Gold, diamonds, etc., achieve their market value as a result of
scarcity, demand, and the elaborate systems of mining, distribution,
and marketing. Why is a beautiful amethyst worth less than a much
smaller mediocre emerald? Not with me, the amethyst will sell itself,
the emerald needs talking up.

I have a 1973 Stratocaster guitar, which I bought new back then. I
saw one like it on Ebay, asking price, nearly $7000. I paid $275 for
it new. Will I sell mine? I doubt it. That guitar earned me my way
through college as I played weekends in Country Western bars, strip
clubs, biker parties. I dodged a lot of flying beer bottles in my
time. But for $7000, I could probably buy several of the best new
guitars on the market, ones that would play and sound better than
the old Strat.

You’re right, our skills and talents and hard work should determine
the value of what we make, but for all times, jewelry’s value has
been largely based on the beauty and rarity of the materials.

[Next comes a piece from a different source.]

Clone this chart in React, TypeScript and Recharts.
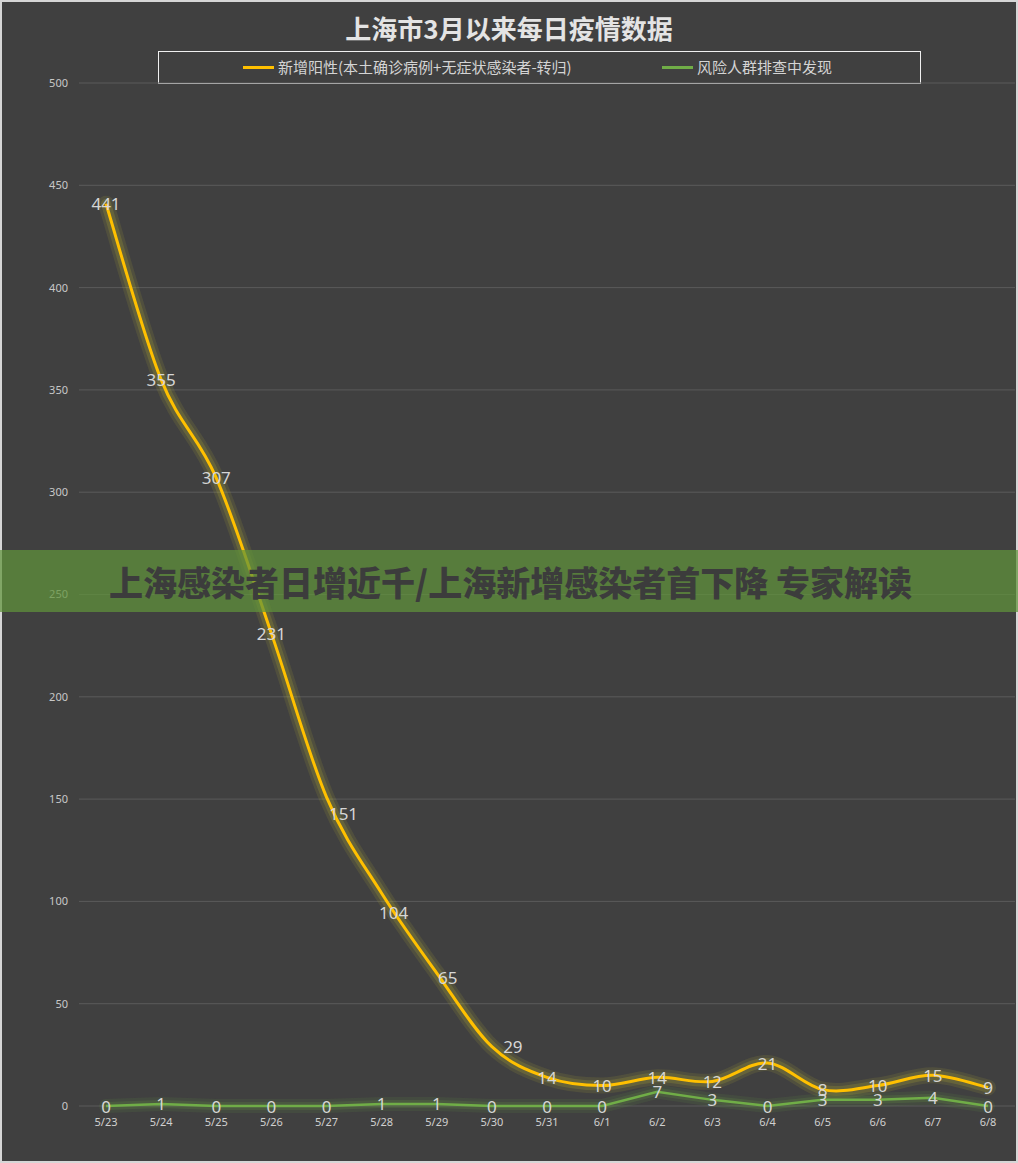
import {
  LineChart,
  Line,
  XAxis,
  YAxis,
  CartesianGrid,
  LabelList
} from "recharts"

const dates = [
  "5/23", "5/24", "5/25", "5/26", "5/27", "5/28", "5/29", "5/30", "5/31",
  "6/1", "6/2", "6/3", "6/4", "6/5", "6/6", "6/7", "6/8"
]

const positives = [441, 355, 307, 231, 151, 104, 65, 29, 14, 10, 14, 12, 21, 8, 10, 15, 9]

const riskGroup = [0, 1, 0, 0, 0, 1, 1, 0, 0, 0, 7, 3, 0, 3, 3, 4, 0]

const yTicks = [0, 50, 100, 150, 200, 250, 300, 350, 400, 450, 500]

const data = dates.map((date, i) => ({
  date,
  positive: positives[i],
  risk: riskGroup[i]
}))

// a few labels on the steep part were nudged off their point in the original
const positiveLabelNudge: Record<number, [number, number]> = {
  4: [17, 16],
  5: [12, 19],
  6: [11, 4],
  7: [21, 0]
}

// smoothing like the office "smoothed line" (catmull-rom, 1/6 tension)
function excelSmooth(context: any) {
  let pts: number[][] = []
  return {
    areaStart() {},
    areaEnd() {},
    lineStart() {
      pts = []
    },
    point(x: number, y: number) {
      pts.push([+x, +y])
    },
    lineEnd() {
      if (!pts.length) return
      context.moveTo(pts[0][0], pts[0][1])
      for (let i = 0; i < pts.length - 1; i++) {
        const p0 = pts[i - 1] || pts[i]
        const p1 = pts[i]
        const p2 = pts[i + 1]
        const p3 = pts[i + 2] || pts[i + 1]
        context.bezierCurveTo(
          p1[0] + (p2[0] - p0[0]) / 6,
          p1[1] + (p2[1] - p0[1]) / 6,
          p2[0] - (p3[0] - p1[0]) / 6,
          p2[1] - (p3[1] - p1[1]) / 6,
          p2[0],
          p2[1]
        )
      }
    }
  }
}

const makeLabel = (nudge: Record<number, [number, number]>) => (props: any) => {
  const { x, y, value, index } = props
  const [dx, dy] = nudge[index] || [0, 0]
  return (
    <text
      x={Number(x) + dx}
      y={Number(y) + dy}
      textAnchor="middle"
      dominantBaseline="central"
      fill="#d6d6d6"
      fontSize={17}
      fontFamily="'Noto Sans', sans-serif"
    >
      {value}
    </text>
  )
}

// soft halo drawn under each series
const glow = (key: string, type: any, color: string, width: number, opacity: number) => (
  <Line
    key={key + width}
    dataKey={key}
    type={type}
    stroke={color}
    strokeOpacity={opacity}
    strokeWidth={width}
    strokeLinecap="round"
    strokeLinejoin="round"
    dot={false}
    activeDot={false}
    legendType="none"
    isAnimationActive={false}
  />
)

export default function App() {

  return (
    <div
      style={{
        position: "absolute",
        left: 0,
        top: 0,
        width: 1018,
        height: 1163,
        background: "#404040",
        boxShadow: "inset 0 0 0 2px #d6d6d6",
        fontFamily: "'Noto Sans CJK SC', sans-serif"
      }}
    >

      <div
        style={{
          position: "absolute",
          top: 10,
          left: 0,
          width: 1018,
          textAlign: "center",
          fontSize: 26,
          fontWeight: 700,
          color: "#e4e4e4",
          lineHeight: "36px"
        }}
      >
        上海市3月以来每日疫情数据
      </div>

      <div
        style={{
          position: "absolute",
          left: 158,
          top: 51,
          width: 763,
          height: 33,
          boxSizing: "border-box",
          border: "1px solid #f0f0f0",
          fontSize: 15,
          color: "#d4d4d4"
        }}
      >
        <div style={{ position: "absolute", left: 84, top: 14, width: 31, height: 3, background: "#ffc000" }} />
        <div style={{ position: "absolute", left: 119, top: 5, lineHeight: "20px", whiteSpace: "nowrap" }}>
          新增阳性(本土确诊病例+无症状感染者-转归)
        </div>
        <div style={{ position: "absolute", left: 503, top: 14, width: 31, height: 3, background: "#70ad47" }} />
        <div style={{ position: "absolute", left: 538, top: 5, lineHeight: "20px", whiteSpace: "nowrap" }}>
          风险人群排查中发现
        </div>
      </div>

      <LineChart
        width={1018}
        height={1163}
        data={data}
        margin={{ top: 83, right: 3, left: 0, bottom: 27 }}
        style={{ position: "absolute", left: 0, top: 0 }}
      >

        <CartesianGrid
          vertical={false}
          stroke="#5a5a5a"
        />

        <XAxis
          dataKey="date"
          height={30}
          padding={{ left: 27, right: 27 }}
          axisLine={false}
          tickLine={false}
          tickSize={0}
          tickMargin={12}
          tick={{ fill: "#d0d0d0", fontSize: 11, fontFamily: "'Noto Sans', sans-serif" }}
        />

        <YAxis
          width={79}
          domain={[0, 500]}
          ticks={yTicks}
          axisLine={false}
          tickLine={false}
          tickSize={0}
          tickMargin={11}
          tick={{ fill: "#c8c8c8", fontSize: 11, fontFamily: "'Noto Sans', sans-serif" }}
        />

        {glow("positive", excelSmooth, "#c8c030", 16, 0.12)}
        {glow("positive", excelSmooth, "#c8c030", 10, 0.18)}
        {glow("risk", "linear", "#70ad47", 14, 0.1)}
        {glow("risk", "linear", "#70ad47", 8, 0.16)}

        <Line
          dataKey="positive"
          type={excelSmooth as any}
          stroke="#ffc000"
          strokeWidth={3}
          dot={false}
          activeDot={false}
          isAnimationActive={false}
        >
          <LabelList dataKey="positive" content={makeLabel(positiveLabelNudge)} />
        </Line>

        <Line
          dataKey="risk"
          type="linear"
          stroke="#70ad47"
          strokeWidth={2.5}
          dot={false}
          activeDot={false}
          isAnimationActive={false}
        >
          <LabelList dataKey="risk" content={makeLabel({})} />
        </Line>

      </LineChart>

      <div
        style={{
          position: "absolute",
          left: 0,
          top: 550,
          width: 1018,
          height: 62,
          background: "rgba(95, 147, 58, 0.72)",
          display: "flex",
          alignItems: "center",
          justifyContent: "center"
        }}
      >
        <span
          style={{
            fontSize: 34,
            fontWeight: 900,
            color: "#3c3c3c",
            whiteSpace: "nowrap",
            marginLeft: 3
          }}
        >
          上海感染者日增近千/上海新增感染者首下降 专家解读
        </span>
      </div>

    </div>
  )
}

The
master craftsman who made it usually remain anonymous. I say, sell
both values, because WalMart is selling gold without craftsman, and
all the high end manufacturers are selling their name with products
that have little originality or design. Make good jewelry, use good
materials, hope for the best. At least you’ll have a product you can
believe in. And that’s the secret to successful sales.